Le sable ! Toujours le sable ! Des lits caillouteux de rivières à sec que la voiture franchit à toute vitesse et comme si les bêtes, se rendant compte de la difficulté qu'elles auront à escalader l'autre rive, prenaient leur élan d'avance. Au loin, de grandes montagnes, aux découpures étranges. Nous approchons de Bou-Saâda. Voici, presque vertical et géométriquement coupé, le Djebel Guelaâ (la Forteresse). C'est le " Billard du colonel Pin " des Français. Cependant, au loin, un peu de verdure se découvre : l'oasis ! Nous arrivons. Péniblement, la diligence traverse, deux heures durant, une plaine dont le sable est mélangé de cailloux roulés. Puis des fortifications se déploient devant nos yeux ; une verdure fraîche tranche sur l'aridité des environs, hauts plateaux désolés et steppes sablonneuses où croissent difficilement quelques touffes de " tesselra " et d'alfa " maboul ". Nous avons atteint la " Ville de l'Homme heureux ", Bou-Saâda.

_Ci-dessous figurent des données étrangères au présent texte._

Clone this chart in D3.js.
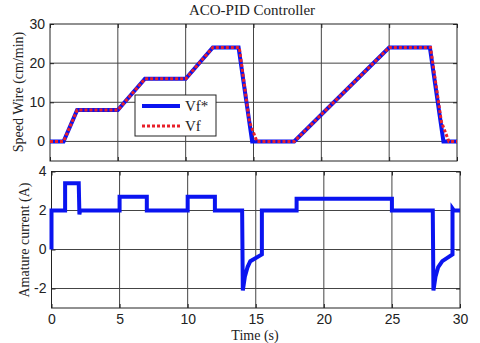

Bah ! l'homme heureux, c'est la légende, c'est le nom créé par la reconnaissance du nomade qui trouve là les vivres et l'eau, ces uniques dieux du grand désert, c'est le cri de joie du chamelier fatigué des longues traites toujours semblables à travers ce pays où s'étend loin, loin, toujours plus loin, la mer morne des sables.
Pour qui est fait à la vie mouvementée des grandes villes, pour qui est plié aux habitudes européennes, quoi de moins récréatif que cette agglomération de maisons et de terrasses en terre jaunâtre dont tout le charme consiste peut-être en leur irrégularité, que cette fontaine de la grande place, que cet abreuvoir où se désaltèrent des bandes de chameaux, que ces ruelles tortueuses !

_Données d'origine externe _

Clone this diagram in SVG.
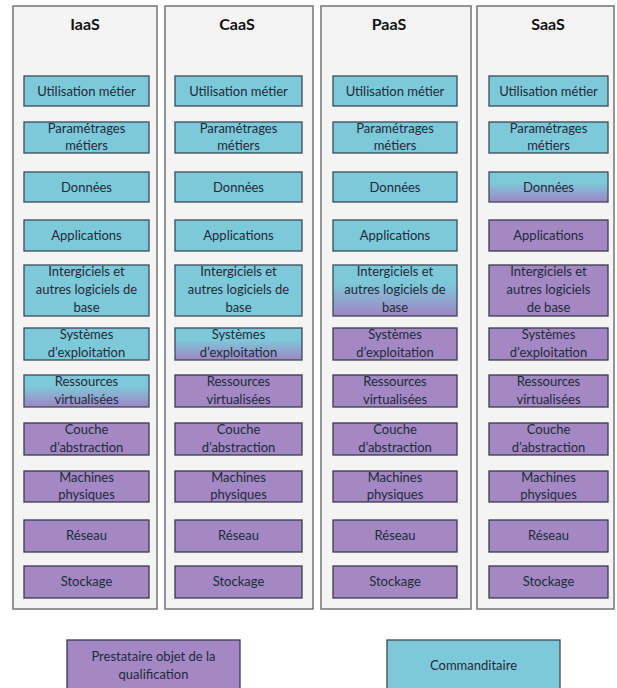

Arrêté devant la boutique d'un mozabite où s'entassent pêle-mêle la toile et la quincaillerie, les étriers et les foulards, les miroirs et les vipères cornues, qui pourra bien me faire croire que cette ville est un lieu de délices, que ses toits abritent un homme heureux ? Cet homme-là ne possède pas de chemise, affirment les contes arabes. Dans ces conditions, sans doute, ils seraient nombreux ici les élus du bonheur, mais si jamais un doute ne s'était élevé dans mon esprit sur la véracité de l'apologue oriental, il fût certainement né de ce voyage.

Et brusquement, en mon errance vagabonde qui m'a conduit de la Kouba de Sidi-ben-Attia à celle de Sidi-Brahim, je l'ai trouvé, mon oiseau rare. Blotti parmi les lauriers roses, en pleine rivière de Bou-Saâda, le voici l'homme heureux sortir d'une petite maisonnette blanche ; c'est Dinet fuyant l'agitation des cités, c'est Dinet à la recherche de l'idéal ciel bleu, de la sérénité des matins et de la splendeur des soirs qui s'en est venu planter son chevalet sous les palmiers de cette calme oasis. Son esprit se retrempe, dit-il, dans ce face à face avec l'immensité et de fait son pinceau semble une mine de mauves doux comme des velours, de roses triomphants, d'ors éclatants comme des cris de victoire. Son jardin est proche ; c'est l'oasis et la pépinière, sous-bois délicieux de figuiers, de pistachiers, de mûriers et de saules que coupent des sentiers bordés de ruisseaux.

Réfugié comme Daudet en une solitude délicieuse, il a son moulin, lui aussi, seulement les lapins n'y montrent point leur petit derrière blanc et l'histoire lui fait prendre des allures guerrières. Involontairement, l'imagination évoque à son aspect des temps déjà lointains et pas oubliés cependant des Algériens, cette désastreuse époque où, aux malheurs qui fondaient sur la mère patrie, venaient s'ajouter pour ses fils attachés au sol africain la tristesse de deuils et d'incendies désolant les exploitations fondées par eux à force de labeur et de courage.
Durant la grande insurrection de 1870, le moulin Ferrero, seul point de cette aride contrée où nos troupes aient pu trouver des approvisionnements de farine, était gardé militairement et fournissait toutes les colonnes du Sud algérien. Jour et nuit ses roues tournaient pour faire du pain à ceux qui se battaient si bravement, de Djelfa à Bou-Saâda. Maintenant, le visiteur trouve marquées ces deux étapes de notre civilisation, le moulin rappelant les dernières affres de la guerre et la petite kouba de Dinet souriant à l'avenir pacifique et au progrès des arts.